As the housing bubble was going into overdrive, Alan Greenspan described the
low long-term interest rates as a conundrum because long-term interest rates
did not rise in concert with the ongoing economic expansion. What the Federal
Reserve failed to see was that long-term rates were artificially low because
foreign central bankers were aggressively buying US Dollars and Treasuries.
In Congressional testimony on February 16, 2005, Alan Greenspan said:
For the moment, the broadly unanticipated behavior of world bond markets remains
a conundrum. Bond price movements may be a short-term aberration, but it will
be some time before we are able to better judge the forces underlying recent
experience.
Not realizing the effects of foreign capital flows on long-term interest rates,
the Federal Reserve, by not taking action, incentivized Americans to bid up
houses and consume beyond their means with borrowed money. The Federal Reserve
should have been the know-all, be-all that markets came to believe.

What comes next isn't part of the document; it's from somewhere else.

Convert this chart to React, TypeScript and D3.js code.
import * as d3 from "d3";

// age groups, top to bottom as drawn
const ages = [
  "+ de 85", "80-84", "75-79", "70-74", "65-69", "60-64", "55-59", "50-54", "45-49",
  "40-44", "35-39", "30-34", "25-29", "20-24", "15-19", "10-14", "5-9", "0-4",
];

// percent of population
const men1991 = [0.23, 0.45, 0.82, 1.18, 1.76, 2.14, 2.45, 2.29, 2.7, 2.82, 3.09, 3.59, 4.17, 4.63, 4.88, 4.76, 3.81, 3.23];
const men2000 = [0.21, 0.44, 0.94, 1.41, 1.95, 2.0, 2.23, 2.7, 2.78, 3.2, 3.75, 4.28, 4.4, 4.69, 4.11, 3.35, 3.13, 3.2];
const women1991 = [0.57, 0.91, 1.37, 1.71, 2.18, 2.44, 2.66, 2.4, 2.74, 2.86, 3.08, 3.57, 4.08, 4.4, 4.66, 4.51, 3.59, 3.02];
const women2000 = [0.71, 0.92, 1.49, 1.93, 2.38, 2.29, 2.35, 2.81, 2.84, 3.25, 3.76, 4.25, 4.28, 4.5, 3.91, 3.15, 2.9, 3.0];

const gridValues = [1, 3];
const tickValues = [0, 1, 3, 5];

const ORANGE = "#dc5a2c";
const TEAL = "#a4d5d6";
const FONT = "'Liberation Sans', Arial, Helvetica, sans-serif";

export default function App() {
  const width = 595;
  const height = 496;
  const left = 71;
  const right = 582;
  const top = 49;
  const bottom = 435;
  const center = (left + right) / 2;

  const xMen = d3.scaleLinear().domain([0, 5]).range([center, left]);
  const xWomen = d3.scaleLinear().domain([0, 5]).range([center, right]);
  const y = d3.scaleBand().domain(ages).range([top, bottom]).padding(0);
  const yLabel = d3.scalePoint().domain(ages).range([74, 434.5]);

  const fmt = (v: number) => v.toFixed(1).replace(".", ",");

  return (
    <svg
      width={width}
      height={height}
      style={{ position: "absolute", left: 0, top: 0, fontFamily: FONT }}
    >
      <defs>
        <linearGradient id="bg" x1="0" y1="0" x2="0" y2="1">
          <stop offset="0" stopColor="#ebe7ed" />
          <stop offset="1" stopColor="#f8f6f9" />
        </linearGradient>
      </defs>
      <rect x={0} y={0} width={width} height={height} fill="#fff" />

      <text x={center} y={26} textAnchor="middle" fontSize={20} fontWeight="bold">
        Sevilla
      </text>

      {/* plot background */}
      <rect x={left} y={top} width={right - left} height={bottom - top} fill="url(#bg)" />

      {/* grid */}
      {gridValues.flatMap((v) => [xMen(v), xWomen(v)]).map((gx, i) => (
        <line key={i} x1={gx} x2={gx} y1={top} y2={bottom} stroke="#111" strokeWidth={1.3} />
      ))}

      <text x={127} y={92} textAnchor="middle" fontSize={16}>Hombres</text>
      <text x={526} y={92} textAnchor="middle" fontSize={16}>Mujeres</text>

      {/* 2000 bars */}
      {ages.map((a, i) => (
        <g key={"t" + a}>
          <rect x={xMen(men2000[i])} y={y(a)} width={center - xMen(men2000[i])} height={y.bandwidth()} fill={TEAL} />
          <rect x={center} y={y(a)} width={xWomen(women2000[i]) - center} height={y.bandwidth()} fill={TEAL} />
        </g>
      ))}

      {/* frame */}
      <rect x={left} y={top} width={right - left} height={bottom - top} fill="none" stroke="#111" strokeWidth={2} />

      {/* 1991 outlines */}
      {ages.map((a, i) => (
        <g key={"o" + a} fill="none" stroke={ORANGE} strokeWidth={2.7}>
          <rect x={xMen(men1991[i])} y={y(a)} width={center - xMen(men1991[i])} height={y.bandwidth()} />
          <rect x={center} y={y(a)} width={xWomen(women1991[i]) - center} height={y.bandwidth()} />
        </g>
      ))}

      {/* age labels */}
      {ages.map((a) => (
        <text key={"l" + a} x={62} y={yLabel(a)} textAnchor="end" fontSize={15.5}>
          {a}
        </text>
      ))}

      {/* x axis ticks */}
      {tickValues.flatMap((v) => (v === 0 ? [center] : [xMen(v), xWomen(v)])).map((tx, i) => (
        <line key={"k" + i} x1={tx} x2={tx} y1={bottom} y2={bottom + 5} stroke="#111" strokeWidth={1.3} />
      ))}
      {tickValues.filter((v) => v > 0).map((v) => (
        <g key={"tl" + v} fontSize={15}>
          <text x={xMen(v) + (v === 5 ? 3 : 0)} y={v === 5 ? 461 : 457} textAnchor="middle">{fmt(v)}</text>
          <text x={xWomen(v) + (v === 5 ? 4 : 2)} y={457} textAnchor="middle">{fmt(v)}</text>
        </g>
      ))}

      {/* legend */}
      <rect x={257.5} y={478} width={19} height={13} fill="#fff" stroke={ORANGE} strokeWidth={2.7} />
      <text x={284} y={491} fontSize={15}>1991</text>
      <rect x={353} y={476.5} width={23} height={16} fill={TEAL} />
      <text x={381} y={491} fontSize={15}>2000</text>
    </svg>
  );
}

Today, the foreign capital flows that led to Greenspan's use of the
word conundrum are disappearing. This is clear as foreign governments cut back
on Treasury holdings, largely explaining the rise of long-term government interest
rates. In an effort to replace the foreign capital flows that once supported
long-term government bond markets, the Federal Reserve is printing money to
buy long-term Treasuries. In essence, the Federal Reserve is attempting to
recreate the conundrum. Ironically, when the Federal Reserve wanted higher
long-term interest rates, it could not achieve its goal. Now that it needs
lower long-term interest rates it is also failing.